MTK-T531        MTK Suomi v2.1b        3.78 MB

I probably hold the record for deviating from the planned route - last year it was when I was at the back and snowmobile tracks had obliterated the ski trail and I tried to follow the route as much as I could from memory. Except that last year, it had been changed at that point because the lake was not frozen. The previous year, I had got caught at the same point in a whiteout as dusk was falling and so with a headtorch could not see anything. The GPS (without detailed maps) proved my saviour as I was able to use it to navigate using the waypoints I had entered.

On the subject of maps, Nokia always had the best maps for a phone because you could download a whole country in advance. But Nokia's maps have now been relaunched as "Here" as a beta which can be downloaded, and is well worth it as a backup.

Saturday, 1 November 2014

And now for RR 2015 ...

After all the problems with injury last year, I carefully paced myself through the summer and had just got back to full fitness by the end of September ...

and then ...

... did a stupid thing - did not notice an uneven pavement in Brussels and turned my ankle over, went flying head first, rucksack flying over my head. The good news - I didn't break anything - I believe that because I am not very good at skiing, I have learnt to fall forwards safely, and so just ripped clothes and a few grazes. However, I did badly twist my ankle and walking hard for best part of a month and even now I still can't run.

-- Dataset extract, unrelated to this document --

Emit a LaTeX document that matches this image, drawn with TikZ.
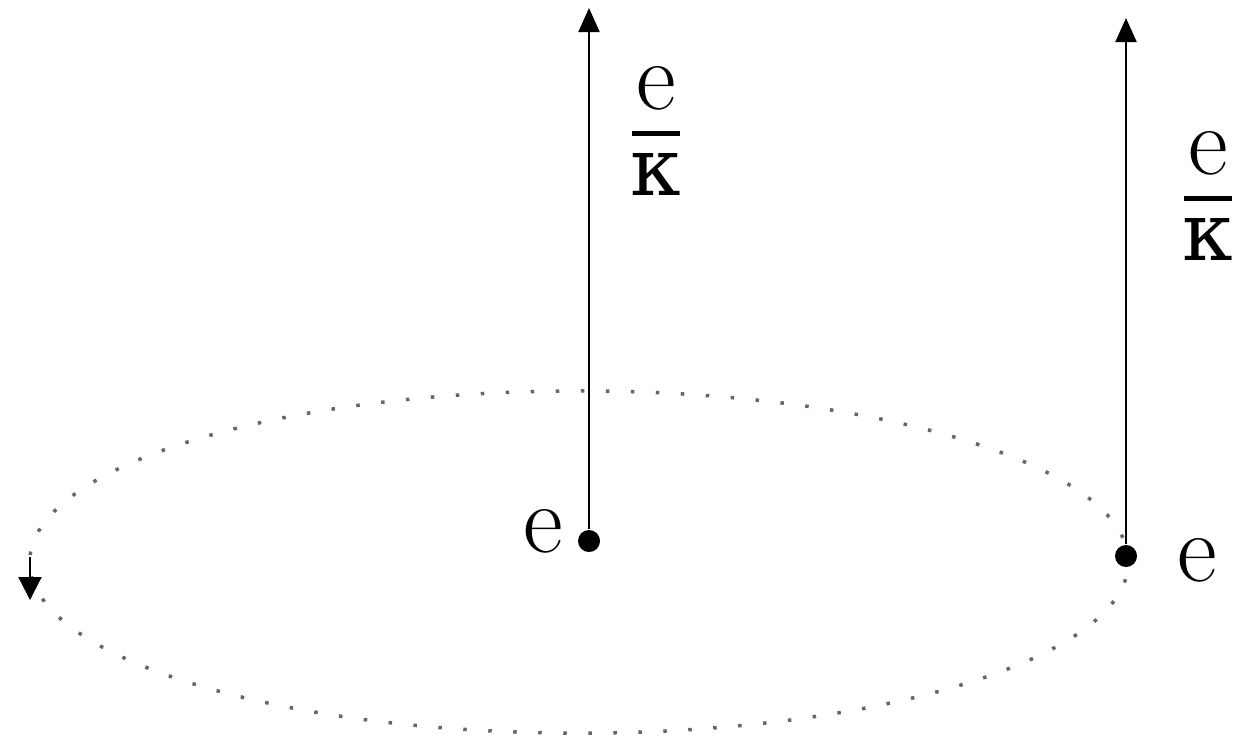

Still, as I learned from last year, I still have time to recover and get back in shape. I just hope is not as bad as when I did 17 years ago, also in Brussels, when it was many months and the best part of a year to full recovery (if it ever did, because that is the ankle that usually swells a little when skiing anyway).

I will just have to improve upper body strength more so that I can double pole better! Where there's a will, there's a way!

It is a small world. In a week in Brussels, I met the PhD supervisor for one of this year's RR1 skiers from the US and a Finn who used to work for one of the RR1 regulars. It never ceases to amaze me how closely connected we all are.